To date, every generative model based on artificial neural networks has had problem of low-quality output. Currently, among the melodically diverse and acoustically pleasing tracks which could be generated, we also inevitably hear tracks with annoyingly simple recurrent patterns, off-beat sequences, obscure macrostructures, etc. Faced with this problem, we proposed the following workaround. Alongside the generative VRASH-based model, we used a set of automated filtering heuristics that allowed to obtain a pseudo-real-time non-stop stream of generated music with very limited computational power, for example, we have managed to run a pseudo-real-time generation of non-repeated tunes on Raspberry Pi (Fig. 5).Footnote 1

Fig. 5
figure 5

VRASH accompanied with heuristic filters is compact enough to run pseudo-real-time music on Raspberry Pi

The heuristics were obtained in a straightforward manner yet turned out to be extremely effective. Using human assessment for 1000+ tracks, we trained a classifier to predict whether or not a track would be acoustically pleasant. Human peers were asked to evaluate tracks on a scale from 1 to 5, where 5 was the highest mark. Then we split the evaluated tracks into two categories: those that had a mark of 4 or 5 were considered acceptable, whereas the tracks were marked with 3, 2 or 1 were to be detected and removed by the filtering algorithm. For each track in the training dataset, we calculated the following set of theoretic informational features:

  • entropy of notes without octave information;

  • entropy of changes between consecutive notes without octave information;

  • entropy of notes lengths;

  • entropy of changes between consecutive notes lengths;

  • entropy of notes with octave information;

  • entropy of changes between consecutive notes with octave information;

  • minimal entropies for sliding windows that were 8, 16, 32, 64 and 128 notes long;

  • average entropy for sliding windows that were 8, 16, 32, 64 and 128 notes long;

  • coordinates of the sampling vector.

Due to the size of the dataset, we were limited in our choices of methods. Table 1 shows how different methods perform depending on the size of the test dataset.

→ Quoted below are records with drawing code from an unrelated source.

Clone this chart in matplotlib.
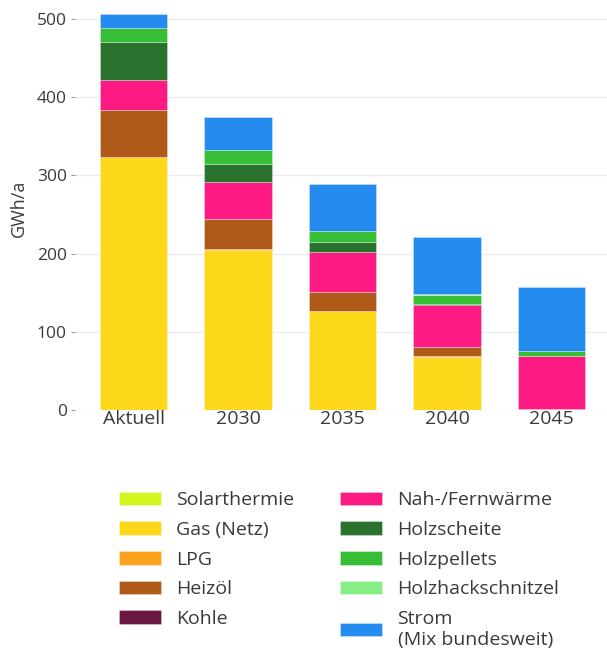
import matplotlib
matplotlib.use("Agg")
import matplotlib.pyplot as plt
import numpy as np

plt.rcParams["font.family"] = ["Open Sans", "DejaVu Sans"]

# Endenergie je Energieträger in GWh/a, Stapelreihenfolge von unten nach oben
YEARS = ["Aktuell", "2030", "2035", "2040", "2045"]
CARRIERS = [
    "Solarthermie", "Gas (Netz)", "LPG", "Heizöl", "Kohle",
    "Nah-/Fernwärme", "Holzscheite", "Holzpellets", "Holzhackschnitzel",
    "Strom\n(Mix bundesweit)",
]
COLORS = [
    "#d4f51e", "#fdd71a", "#fca21c", "#b05a1a", "#6a1840",
    "#fd1a82", "#2c722f", "#37bd36", "#86ee84", "#238cee",
]

solarthermie = [0, 0, 0, 0, 0]
gas = [323, 205, 126, 68, 1]
lpg = [1, 1, 0.5, 0.5, 0]
heizoel = [59, 38, 24, 12, 0]
kohle = [1, 0, 0, 0, 0]
fernwaerme = [38, 47, 52, 53.5, 68.5]
holzscheite = [48, 24, 12, 1.5, 0]
holzpellets = [19, 17, 15, 12, 6]
hackschnitzel = [0, 0, 0, 0.5, 0]
strom = [17, 43, 60, 73.5, 81.5]

SERIES = [solarthermie, gas, lpg, heizoel, kohle, fernwaerme,
          holzscheite, holzpellets, hackschnitzel, strom]

TEXT = "#3a3a3a"

fig = plt.figure(figsize=(6.07, 6.55), dpi=100)
ax = fig.add_axes([0.1236, 0.374, 0.8764, 0.615])

x = np.arange(len(YEARS))
bottom = np.zeros(len(YEARS))
handles = []
for label, vals, color in zip(CARRIERS, SERIES, COLORS):
    vals = np.array(vals, dtype=float)
    bars = ax.bar(x, vals, width=0.645, bottom=bottom, color=color,
                  edgecolor=(1, 1, 1, 0.35), linewidth=0.6, label=label)
    handles.append(bars)
    bottom += vals

ax.set_xlim(-0.56, 4.53)
ax.set_ylim(0, 515)
ax.set_yticks([0, 100, 200, 300, 400, 500])
ax.set_xticks(x)
ax.set_xticklabels(YEARS, fontsize=14, color=TEXT)
ax.tick_params(axis="x", length=0, pad=0)
ax.tick_params(axis="y", length=3, width=0.8, color="#999999",
               labelsize=12.5, labelcolor=TEXT, pad=3)
ax.grid(axis="y", color="#ececec", linewidth=1)
ax.set_axisbelow(True)
for s in ax.spines.values():
    s.set_visible(False)
ax.set_ylabel("GWh/a", fontsize=13, color=TEXT, labelpad=6)

fig.legend(handles=handles, labels=CARRIERS, ncol=2, frameon=False,
           loc="upper left", bbox_to_anchor=(0.196, 0.25),
           fontsize=14, labelcolor=TEXT, handlelength=2.15,
           handleheight=0.72, handletextpad=0.8, columnspacing=2.35,
           labelspacing=0.6, borderpad=0, borderaxespad=0)

fig.savefig("out.png", dpi=100)
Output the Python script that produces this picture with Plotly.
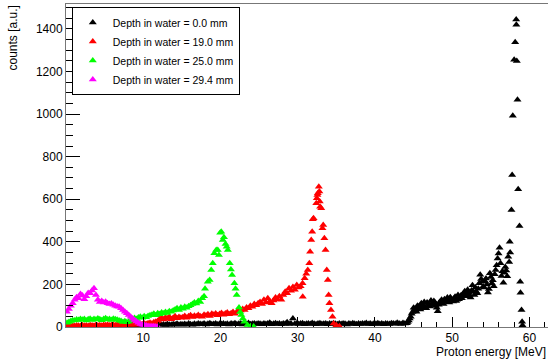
import numpy as np
import plotly.graph_objects as go

# ---------------- data ----------------
BIN = 0.25  # MeV, width of the continuum bins

# Depth 0.0 mm (black) continuum 0-44 MeV, bins starting at 0.125 MeV
black_cont = [
    0, 1, 0, 2, 1, 0, 1, 2, 1, 0, 2, 1, 3, 1, 2, 0, 1, 2, 3, 1,
    2, 3, 1, 4, 2, 3, 5, 2, 4, 3, 5, 4, 6, 3, 5, 7, 4, 6, 5, 8,
    6, 9, 7, 10, 8, 12, 9, 11, 13, 10, 12, 9, 14, 11, 10, 13, 12, 15, 11, 13,
    12, 14, 10, 16, 13, 11, 15, 12, 17, 14, 13, 16, 12, 15, 18, 13, 14, 16, 12, 15,
    14, 17, 13, 15, 12, 16, 14, 18, 13, 15, 17, 12, 16, 14, 19, 13, 15, 17, 14, 16,
    15, 13, 17, 14, 16, 20, 13, 15, 18, 14, 16, 13, 17, 15, 22, 14, 16, 40, 15, 17,
    14, 16, 18, 13, 15, 17, 14, 19, 15, 13, 16, 18, 14, 15, 17, 13, 16, 14, 18, 15,
    13, 16, 14, 17, 15, 12, 16, 14, 18, 15, 13, 17, 14, 16, 15, 19, 14, 16, 13, 17,
    15, 18, 14, 16, 13, 17, 15, 14, 18, 16, 15, 20, 17, 14, 19, 16,
]
# Depth 0.0 mm (black) rising tail 44-57.5 MeV, finer bins
TAIL_START, TAIL_BIN = 44.125, 0.125
black_tail = [
    18, 24, 30, 40, 48, 62, 70, 90, 85, 78, 72, 100, 95, 88, 82, 112,
    105, 96, 118, 92, 88, 115, 108, 102, 96, 125, 110, 104, 122, 115, 100, 90,
    74, 105, 118, 112, 128, 120, 108, 130, 122, 118, 138, 128, 115, 140, 132, 125,
    120, 135, 142, 122, 128, 150, 130, 140, 148, 135, 152, 160, 168, 155, 145, 175,
    162, 150, 138, 172, 196, 165, 150, 185, 165, 158, 180, 205, 245, 225, 212, 190,
    185, 215, 228, 200, 162, 178, 252, 235, 205, 220, 192, 248, 268, 290, 322, 345,
    372, 300, 240, 262, 208, 255, 282, 265, 238, 330, 305, 350,
]
# Depth 0.0 mm (black) Bragg-peak region
black_peak_e = [57.45, 57.67, 57.76, 57.84, 58.02, 58.15, 58.28, 58.30, 58.36,
                58.45, 58.54, 58.71, 58.80, 58.84, 58.97, 59.05, 59.10]
black_peak_c = [401, 550, 714, 992, 1255, 1338, 1445, 1420, 1250,
                1067, 647, 475, 213, 161, 80, 25, 8]

# Depth 19.0 mm (red)
red_cont = [
    3, 5, 4, 6, 5, 7, 6, 5, 8, 6, 7, 5, 8, 7, 6, 9, 7, 8, 6, 9,
    8, 10, 7, 9, 11, 8, 10, 9, 12, 10, 8, 11, 13, 10, 12, 11, 14, 12, 15, 13,
    16, 14, 18, 20, 17, 22, 25, 28,
    38, 42, 35, 45, 40, 48, 36, 44, 50, 41, 47, 43,
    46, 52, 44, 50, 55, 47, 53, 49, 56, 51, 48, 58,
    54, 60, 52, 62, 57, 64, 55, 61, 66, 58, 63, 68, 60, 65, 70, 62, 72, 75,
    78, 85, 80, 92, 88, 100, 95, 108, 102, 112,
    118, 108, 128, 115, 135, 120, 112, 125, 138, 130, 145, 128,
    150, 165, 158, 182, 170, 188, 175, 197, 185, 192, 205,
]
red_peak_e = [30.65, 30.9, 31.1, 31.3, 31.5, 31.6, 31.75, 31.87, 31.95, 32.05,
              32.4, 32.47, 32.55, 32.6, 32.73, 32.8, 32.85, 32.9, 33.04, 33.2,
              33.3, 33.45, 33.6, 33.76, 33.9, 34.0, 34.1, 34.3, 34.5, 34.65,
              35.0, 35.4]
red_peak_c = [142, 229, 250, 268, 299, 354, 409, 448, 506, 511,
              581, 605, 620, 628, 659, 636, 590, 565, 558, 464,
              479, 417, 362, 268, 221, 150, 111, 80, 48, 17,
              8, 3]

# Depth 25.0 mm (green)
green_cont = [
    20, 24, 28, 32, 30, 35, 33, 38,
    34, 37, 31, 36, 39, 33, 38, 35, 40, 36, 32, 38, 41, 35, 37, 33, 39, 36, 34, 31,
    28, 24, 27, 22, 26, 30,
    36, 42, 38, 45, 48, 43, 50, 46, 52, 55,
    58, 62, 55, 65, 60, 68, 63, 70, 66, 74, 72, 78,
    82, 88, 80, 92, 86, 95, 90, 98, 102,
    108, 115, 110, 122, 118, 135, 145,
]
green_peak_e = [18.0, 18.36, 18.6, 18.8, 19.0, 19.2, 19.45, 19.65, 19.8, 19.96,
                20.1, 20.3, 20.45, 20.65, 20.8, 20.95, 21.2, 21.35, 21.5, 21.8,
                21.95, 22.1, 22.4, 22.55, 22.7, 22.9, 23.1, 23.5, 23.9, 24.3]
green_peak_c = [180, 213, 221, 268, 300, 346, 362, 362, 338, 443,
                448, 409, 422, 390, 377, 362, 299, 270, 244, 205,
                180, 150, 92, 70, 56, 40, 25, 9, 4, 2]

# Depth 29.4 mm (magenta)
magenta_cont = [
    72, 85, 100, 112, 128, 140, 135, 155, 148, 130, 145, 160,
    158, 172, 182, 150, 128, 118, 122, 115, 119, 112, 108, 110,
    104, 100, 96, 95, 88, 80, 72, 65, 56, 48, 40, 33,
    26, 20, 14, 11, 9, 7, 5, 4, 3, 3, 2, 1,
]

series_names = ["Depth in water = 0.0 mm", "Depth in water = 19.0 mm",
                "Depth in water = 25.0 mm", "Depth in water = 29.4 mm"]
series_colors = ["#000000", "#ff0000", "#00ff00", "#ff00ff"]

x_ticks = [10, 20, 30, 40, 50, 60]
y_ticks = [0, 200, 400, 600, 800, 1000, 1200, 1400]


def bins(values, start=BIN / 2, step=BIN):
    return list(start + step * np.arange(len(values)))


series = [
    (bins(black_cont) + bins(black_tail, TAIL_START, TAIL_BIN) + black_peak_e,
     black_cont + black_tail + black_peak_c),
    (bins(red_cont) + red_peak_e, red_cont + red_peak_c),
    (bins(green_cont) + green_peak_e, green_cont + green_peak_c),
    (bins(magenta_cont), magenta_cont),
]

# ---------------- figure ----------------
FONT = "Liberation Sans, Arial, Helvetica, sans-serif"
fig = go.Figure()
for (xs, ys), name, col in zip(series, series_names, series_colors):
    fig.add_trace(go.Scatter(
        x=xs, y=ys, mode="markers", name=name,
        marker=dict(symbol="triangle-up", size=7, color=col, line=dict(width=0)),
    ))

ymax = max(black_peak_c) * 1.05

fig.update_layout(
    width=548, height=360,
    margin=dict(l=66, r=0, t=4, b=33),
    paper_bgcolor="white", plot_bgcolor="white",
    font=dict(family=FONT, size=12, color="black"),
    showlegend=True,
    legend=dict(
        x=0.012, y=0.991, xanchor="left", yanchor="top",
        bordercolor="black", borderwidth=1, bgcolor="white",
        font=dict(size=10.5, family=FONT),
        itemsizing="trace", tracegroupgap=0, entrywidth=147,
    ),
    xaxis=dict(
        range=[0, 62.4], tickvals=x_ticks, ticks="inside", ticklen=10,
        tickcolor="black", tickwidth=1,
        minor=dict(dtick=2, ticks="inside", ticklen=5, tickcolor="black"),
        showgrid=False, zeroline=False, showline=True, linecolor="#777",
        linewidth=1, mirror=True, tickfont=dict(size=12),
    ),
    yaxis=dict(
        range=[0, ymax], tickvals=y_ticks, ticks="inside", ticklen=14,
        tickcolor="black", tickwidth=1,
        minor=dict(dtick=50, ticks="inside", ticklen=7, tickcolor="black"),
        showgrid=False, zeroline=False, showline=True, linecolor="#777",
        linewidth=1, mirror=True, tickfont=dict(size=12),
    ),
    annotations=[
        dict(text="Proton energy [MeV]", xref="paper", yref="paper",
             x=1, y=-0.077, xanchor="right", yanchor="middle",
             showarrow=False, font=dict(size=12)),
        dict(text="counts [a.u.]", xref="paper", yref="paper",
             x=-0.112, y=1.0, xanchor="center", yanchor="top", textangle=-90,
             showarrow=False, font=dict(size=12)),
    ],
)

fig.write_html("out.html",
               config={"displayModeBar": False},
               post_script="document.body.style.margin='0';"
                           "document.body.style.overflow='hidden';")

Table 1 Accuracy of the filtering mechanism varies across different test sets and methods but allows up to 87% of tracks classified as good are also positively evaluated by human

If the filtering needs to be done faster, the obtained classifier can be replaced with a set of manually constructed empirical heuristics. Due to the fact that we are not interested in the recall of the obtained classifier (when working with neural generative models one often faces an excessive amount of generated melodies, yet wants to filter more pleasing ones), one can make such heuristics even more strict so that 100 % accuracy is achieved. A similar approach was used in [25] for text generation and in [22] for drum pattern sampling and proved itself useful. We believe that such filtering could be adopted across various generative tasks and can significantly improve the resulting quality at a relatively low development cost.

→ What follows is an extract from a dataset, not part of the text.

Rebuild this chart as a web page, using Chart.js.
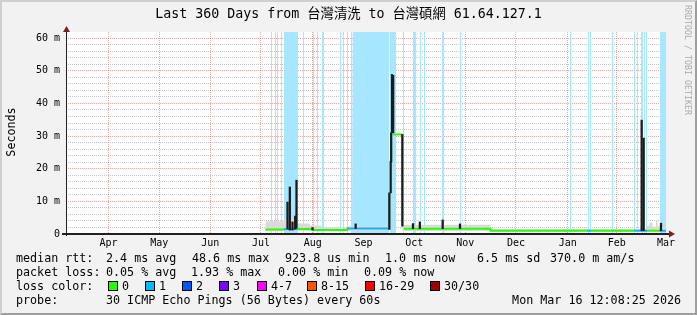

Another way for comparing generated music with real tracks is to build mutual information plots analogous to the ones shown in [14]. We have written above that VRASH is designed to capture long-distance dependencies between the notes in a track. Figure 6 shows how mutual information in terms of Equation 1 declines with distance in different types of VRASH-generated tracks.

Fig. 6
figure 6

Mutual information defined in Eq. 1 as a function of distance between two notes in real musical tracks. The figure shows VRASH-generated and automatically filtered Bach-stylized tracks, VRASH generated jazz-stylized tracks, VRASH generated automatically filtered jazz-stylized tracks, and tracks generated by a language model shown in Fig. 1

Looking closely at Fig. 6, several interesting details are worth mentioning. First of all, Bach-stylized VRASH-generated music tends to have higher mutual information between notes that are further apart. Similar to real tracks, mutual information declines slowly (if at all) in Bach-stylized VRASH-generated music. Its higher values might explain the feedback which we often received from human peers: they noticed that the music was harmonious yet somehow “mechanical”. Higher levels of mutual information between distant notes can partially account for that. Second, jazz-stylized VRASH-generated music demonstrates a mutual information profile that is closest to the profile of real tracks. However, as the distance between the notes gets longer, mutual information in generated tracks tends to decrease faster than in real data. This also corresponds with the qualitative feedback of human peers who generally characterized jazz-stylized music as diverse and more human-like.

Filtering jazz-stylized music significantly affects the decline of mutual information between the notes. This could be ascribed to the fact that the filter was trained on Bach-stylizations. A filter that manages to provide a high-quality melody stream for a certain style of music needs to be retrained for other different styles of music in order to guarantee that it will preserve the complexity needed for the music to stay entertaining. Finally, Fig. 6 shows that VRASH-generated melodies tend to demonstrate a slower decline of mutual information than music generated by a language model.

5 Conclusion

In this paper, we described several architectures for monotonic music generation. We compared the Language Model, the Variational Autoencoder and the Variational Recurrent Autoencoder Supported by History (VRASH). This is the first application of VRASH to music generation that we know of. There are several compelling advantages of this model that make it especially useful in context of automated music generation. First of all, VRASH provides a good balance between the global and the local structure of the track. VAE allows to partially reproduce macrostructure, but VRASH is able to generate more locally diverse and interesting patterns. Second, VRASH is relatively easy to implement and train. Finally, VRASH allows to control the style of the output (through the latent representation of the input vector) and to generate tracks corresponding to the given parameters. Beyond this, we proposed a simple filtering method to deal with the problem of inconsistent generative output. We also proposed an information theoretic approach to compare different generative architectures output with empirical data.